Problem to work on:
Look below for the line with "Give me the Plotly source for this chart." and the line with "c1_end_t = 106.7"; repeat exactly those two lines and all lines between them, but no pictures.

++++ Extracted information ++++

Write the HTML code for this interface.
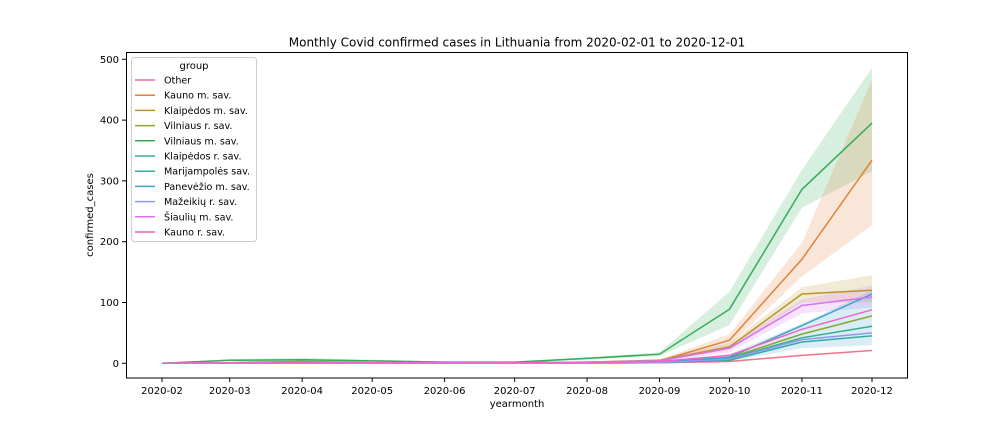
<!DOCTYPE html>
<html><head><meta charset="utf-8"><style>
html,body{margin:0;padding:0;background:#fff;}
svg{display:block;font-family:"DejaVu Sans","Liberation Sans",sans-serif;}
</style></head><body>
<svg id="chart" width="1008" height="432" viewBox="0 0 1008 432">
<text x="517" y="46.5" text-anchor="middle" font-size="12" fill="#000">Monthly Covid confirmed cases in Lithuania from 2020-02-01 to 2020-12-01</text>
<g id="bands"></g>
<g id="lines"></g>
<rect x="126.5" y="52.5" width="781" height="325.5" fill="none" stroke="#000" stroke-width="1"/>
<g id="xaxis"></g>
<g id="yaxis"></g>
<text x="517" y="407" text-anchor="middle" font-size="10">yearmonth</text>
<text x="0" y="0" transform="translate(93,215) rotate(-90)" text-anchor="middle" font-size="10">confirmed_cases</text>
<g id="legend"></g>
</svg>
<script>
const months = ["2020-02","2020-03","2020-04","2020-05","2020-06","2020-07","2020-08","2020-09","2020-10","2020-11","2020-12"];
const groups = ["Other","Kauno m. sav.","Klaipėdos m. sav.","Vilniaus r. sav.","Vilniaus m. sav.","Klaipėdos r. sav.","Marijampolės sav.","Panevėžio m. sav.","Mažeikių r. sav.","Šiaulių m. sav.","Kauno r. sav."];
const colors = ["#f77189","#e0823a","#b8962c","#8ea52f","#35ad58","#36ad8c","#37aaa6","#3ba3cc","#8f98f4","#d871f4","#f464c4"];
const vOther = [0,1,1,1,0,0,1,1,3,13,21];
const vKaunoM = [0,1,2,1,1,1,2,4,38,171,334];
const vKlaipedosM = [0,1,3,1,1,1,2,5,27,114,120];
const vVilniausR = [0,1,1,1,0,0,1,2,9,48,78];
const vVilniausM = [0,5,6,4,2,2,8,15,89,286,395];
const vKlaipedosR = [0,0,1,0,0,0,1,2,8,42,61];
const vMarijampoles = [0,0,0,0,0,0,0,1,5,35,45];
const vPanevezio = [0,0,1,0,0,0,1,2,10,62,114];
const vMazeikiu = [0,0,0,0,0,0,0,1,7,39,50];
const vSiauliu = [0,1,1,1,1,1,2,4,25,95,109];
const vKaunoR = [0,1,1,1,0,1,1,3,13,56,88];
const values = [vOther,vKaunoM,vKlaipedosM,vVilniausR,vVilniausM,vKlaipedosR,vMarijampoles,vPanevezio,vMazeikiu,vSiauliu,vKaunoR];
const loVilniausM = [0,3,3,2,1,1,6,12,63,256,316];
const hiVilniausM = [0,7,9,6,3,3,10,18,118,318,486];
const loKaunoM = [0,0,1,0,0,0,1,2,30,143,227];
const hiKaunoM = [0,2,4,2,2,2,3,6,48,198,466];
const loKlaipedosM = [0,0,1,0,0,0,1,3,22,100,100];
const hiKlaipedosM = [0,2,6,2,2,2,3,7,33,125,145];
const loSiauliu = [0,0,0,0,0,0,1,2,18,82,92];
const hiSiauliu = [0,2,2,2,2,2,3,6,30,105,128];
const loPanevezio = [0,0,0,0,0,0,0,1,3,25,30];
const hiPanevezio = [0,1,2,1,1,1,2,3,15,65,120];
const bandSeries = [4,1,2,9,7];
const bandLo = [loVilniausM,loKaunoM,loKlaipedosM,loSiauliu,loPanevezio];
const bandHi = [hiVilniausM,hiKaunoM,hiKlaipedosM,hiSiauliu,hiPanevezio];
const yTicks = [0,100,200,300,400,500];

const NS="http://www.w3.org/2000/svg";
const t0 = Date.UTC(2020,1,1), t1 = Date.UTC(2020,11,1);
function dayOf(m){const [y,mo]=m.split("-").map(Number);return Date.UTC(y,mo-1,1);}
function xS(m){return 162 + (dayOf(m)-t0)/(t1-t0)*(872-162);}
function yS(v){return 363.3 - v*(363.3-59.3)/500;}
function mk(tag,attrs,parent){const e=document.createElementNS(NS,tag);for(const k in attrs)e.setAttribute(k,attrs[k]);parent.appendChild(e);return e;}

const bands=document.getElementById("bands");
bandSeries.forEach((si,i)=>{
  let d="M"+months.map((m,j)=>xS(m).toFixed(1)+","+yS(bandHi[i][j]).toFixed(1)).join("L");
  for(let j=months.length-1;j>=0;j--) d+="L"+xS(months[j]).toFixed(1)+","+yS(bandLo[i][j]).toFixed(1);
  d+="Z";
  const p=mk("path",{d:d,fill:colors[si],"fill-opacity":"0.2",stroke:"none"},bands);
  
  
});
const lines=document.getElementById("lines");
values.forEach((vals,i)=>{
  const pts=months.map((m,j)=>xS(m).toFixed(1)+","+yS(vals[j]).toFixed(1)).join(" ");
  const pl=mk("polyline",{points:pts,fill:"none",stroke:colors[i],"stroke-width":"1.5"},lines);
  
  
});
const xa=document.getElementById("xaxis");
months.forEach(m=>{
  const x=xS(m);
  mk("line",{x1:x,x2:x,y1:378,y2:382,stroke:"#000"},xa);
  const t=mk("text",{x:x,y:394,"text-anchor":"middle","font-size":"10"},xa);
  t.textContent=m;
  
  
});
const ya=document.getElementById("yaxis");
yTicks.forEach(v=>{
  const y=yS(v);
  mk("line",{x1:122,x2:126,y1:y,y2:y,stroke:"#000"},ya);
  const t=mk("text",{x:119,y:y+3.5,"text-anchor":"end","font-size":"10"},ya);
  t.textContent=v;
  
  
});
const lg=document.getElementById("legend");
mk("rect",{x:131.5,y:57.5,width:125,height:184,rx:3,fill:"#fff","fill-opacity":"0.8",stroke:"#ccc"},lg);
const lt=mk("text",{x:194,y:69,"text-anchor":"middle","font-size":"10"},lg);
lt.textContent="group";


groups.forEach((g,i)=>{
  const y=80+i*15.2;
  mk("line",{x1:135,x2:155,y1:y,y2:y,stroke:colors[i],"stroke-width":"1.5"},lg);
  const t=mk("text",{x:164,y:y+3.5,"font-size":"9.6"},lg);
  t.textContent=g;
  
  
});
</script>
</body></html>
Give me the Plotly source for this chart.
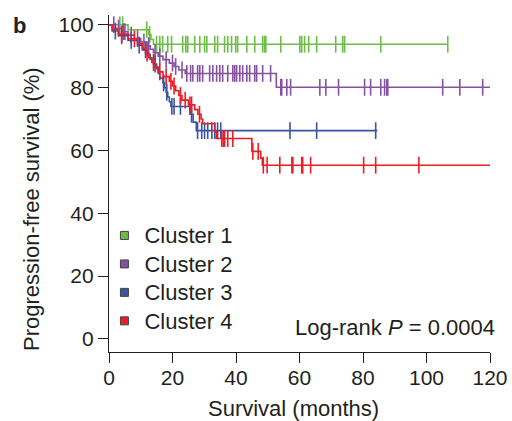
import numpy as np
import plotly.graph_objects as go

# ---------------- data ----------------
names = ["Cluster 1", "Cluster 2", "Cluster 3", "Cluster 4"]
colors = ["#6cbd45", "#8552a1", "#3953a4", "#ed1c24"]

c1_event_t = [6, 12.5, 13.2, 14]
c1_event_s = [98.4, 96.9, 95.3, 93.8]
c1_censor_t = [3.4, 4.3, 11.9, 12.8, 15.0, 16.0, 16.9, 18.5, 19.7, 23.2, 24.2, 24.8,
               27.0, 28.6, 30.1, 30.8, 33.3, 34.2, 36.4, 37.4, 38.6, 39.9, 40.5, 43.4,
               45.9, 48.4, 49.0, 49.4, 54.1, 60.1, 60.7, 61.6, 62.9, 65.4, 71.4, 73.6,
               74.2, 85.6, 106.7]
c1_end_t = 106.7

c2_event_t = [2, 4, 6, 8, 10, 12, 13, 14, 15.5, 17, 19, 20.5, 22, 24, 52.7]
c2_event_s = [98.9, 97.8, 96.7, 95.6, 94.5, 93.3, 92.2, 91.1, 90.0, 88.9, 87.8,
              86.7, 85.6, 84.5, 80.1]
c2_censor_t = [1.5, 3, 4.5, 5, 7, 9, 11, 12.5, 14.5, 16, 18, 20, 21, 23,
               24.5, 25.7, 26.4, 27.9, 28.6, 29.5, 31.7, 32.7, 33.9, 34.9, 35.8, 37.4,
               39.0, 39.6, 40.2, 41.2, 42.1, 43.4, 44.3, 45.9, 46.5, 48.4, 50.9,
               54.1, 54.4, 56.0, 57.2, 66.4, 68.3, 72.3, 80.5, 82.4, 85.6, 86.8, 87.5,
               87.8, 105.1, 110.5, 117.7]
c2_end_t = 120

c3_event_t = [1, 3, 6, 9, 10.5, 12, 13, 14, 15, 15.5, 16, 17, 17.5, 18, 18.5, 19,
              19.5, 25.5, 26.5, 27.5]
c3_event_s = [98, 96.5, 95, 93.5, 92, 90.5, 89, 87.5, 86, 84.5, 83, 81.5, 80, 78.5,
              77, 75.5, 74, 71.5, 69, 66.3]
c3_censor_t = [2, 4, 7, 9.5, 11.5, 14.5, 17.2, 18.2, 19.8, 20.5, 22.5, 26.0,
               27.9, 29.2, 30.1, 31.1, 32.4, 33.3, 34.2, 35.2, 57.0, 65.4, 84.0]
c3_end_t = 84.5

c4_event_t = [1, 3, 6, 9, 10.5, 11.5, 12.5, 13.5, 14.5, 15.5, 17, 19, 20, 21, 22, 23,
              25, 27, 28, 29, 29.5, 33.3, 33.8, 45, 47.8, 48.3]
c4_event_s = [98.5, 97, 95.5, 94, 92.5, 91, 89.5, 88, 86.5, 85, 83.5, 82, 80.5, 79,
              77.5, 76, 74.5, 73, 71.5, 70, 68.5, 66, 63.8, 59.7, 57.5, 55.3]
c4_censor_t = [4, 8, 12, 14, 16, 18, 19.5, 20.5, 22.5, 24, 25.5, 26, 28.5, 35.5, 36,
               36.4, 37.4, 39.0, 45.3, 47, 48.6, 49.8, 53.8, 57.6, 57.9, 60.7, 61.0,
               63.5, 80.2, 84.0, 97.6]
c4_end_t = 120

event_t = [c1_event_t, c2_event_t, c3_event_t, c4_event_t]
event_s = [c1_event_s, c2_event_s, c3_event_s, c4_event_s]
censor_t = [c1_censor_t, c2_censor_t, c3_censor_t, c4_censor_t]
end_t = [c1_end_t, c2_end_t, c3_end_t, c4_end_t]

x_ticks = [0, 20, 40, 60, 80, 100, 120]
y_ticks = [0, 20, 40, 60, 80, 100]

FONT = "Liberation Sans, Arial, sans-serif"
TXT = "#231f20"

fig = go.Figure()

for i in range(4):
    et = np.array(event_t[i], dtype=float)
    es = np.array(event_s[i], dtype=float)
    lx = np.concatenate([[0.0], et, [end_t[i]]])
    ly = np.concatenate([[100.0], es, [es[-1]]])
    fig.add_trace(go.Scatter(x=lx, y=ly, mode="lines", line=dict(color=colors[i], width=1.6, shape="hv"),
                             showlegend=False, hoverinfo="skip"))
    ct = np.array(censor_t[i], dtype=float)
    idx = np.searchsorted(et, ct, side="right")
    cs = np.where(idx == 0, 100.0, es[np.maximum(idx - 1, 0)])
    fig.add_trace(go.Scatter(x=ct, y=cs, mode="markers",
                             marker=dict(symbol="line-ns", size=12, color=colors[i],
                                         line=dict(color=colors[i], width=1.6)),
                             showlegend=False, hoverinfo="skip"))

for i in range(4):
    fig.add_trace(go.Scatter(x=[None], y=[None], mode="markers",
                             name='<span style="font-size:22px">' + names[i] + "</span>",
                             marker=dict(symbol="square", size=8, color=colors[i],
                                         line=dict(color="#444", width=1))))

axis_common = dict(showline=True, linecolor="#231f20", linewidth=1.4, ticks="outside",
                   ticklen=10, tickwidth=1.4, tickcolor="#231f20", showgrid=False,
                   zeroline=False, automargin=False,
                   tickfont=dict(family=FONT, size=21, color=TXT))

fig.update_layout(
    width=512, height=421,
    margin=dict(l=109, r=22, t=15, b=69),
    plot_bgcolor="white", paper_bgcolor="white",
    xaxis=dict(range=[0, 120], tickvals=x_ticks, ticklabelstandoff=-3, **axis_common),
    yaxis=dict(range=[-4.14, 103.1], tickvals=y_ticks, **axis_common),
    legend=dict(x=-0.012, y=0.403, xanchor="left", yanchor="top", bgcolor="rgba(0,0,0,0)",
                font=dict(family=FONT, size=19.6, color=TXT), itemwidth=30, tracegroupgap=0),
    showlegend=True,
)

fig.add_annotation(text="Survival (months)", xref="paper", yref="paper",
                   x=(293.5 - 109) / 381, y=(352 - 408) / 337, xanchor="center", yanchor="middle",
                   showarrow=False, font=dict(family=FONT, size=22, color=TXT))
fig.add_annotation(text="Progression-free survival (%)", xref="paper", yref="paper",
                   x=(31 - 109) / 381, y=(352 - 209) / 337, xanchor="center", yanchor="middle",
                   textangle=-90, showarrow=False, font=dict(family=FONT, size=22, color=TXT))
fig.add_annotation(text="<b>b</b>", xref="paper", yref="paper",
                   x=(19 - 109) / 381, y=(352 - 25) / 337, xanchor="center", yanchor="middle",
                   showarrow=False, font=dict(family=FONT, size=22, color=TXT))
fig.add_annotation(text="Log-rank <i>P</i> = 0.0004", xref="paper", yref="paper",
                   x=(497 - 109) / 381, y=(352 - 327) / 337, xanchor="right", yanchor="middle",
                   showarrow=False, font=dict(family=FONT, size=22, color=TXT))

fig.write_html("out.html")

++++

Output below:
Give me the Plotly source for this chart.
import numpy as np
import plotly.graph_objects as go

# ---------------- data ----------------
names = ["Cluster 1", "Cluster 2", "Cluster 3", "Cluster 4"]
colors = ["#6cbd45", "#8552a1", "#3953a4", "#ed1c24"]

c1_event_t = [6, 12.5, 13.2, 14]
c1_event_s = [98.4, 96.9, 95.3, 93.8]
c1_censor_t = [3.4, 4.3, 11.9, 12.8, 15.0, 16.0, 16.9, 18.5, 19.7, 23.2, 24.2, 24.8,
               27.0, 28.6, 30.1, 30.8, 33.3, 34.2, 36.4, 37.4, 38.6, 39.9, 40.5, 43.4,
               45.9, 48.4, 49.0, 49.4, 54.1, 60.1, 60.7, 61.6, 62.9, 65.4, 71.4, 73.6,
               74.2, 85.6, 106.7]
c1_end_t = 106.7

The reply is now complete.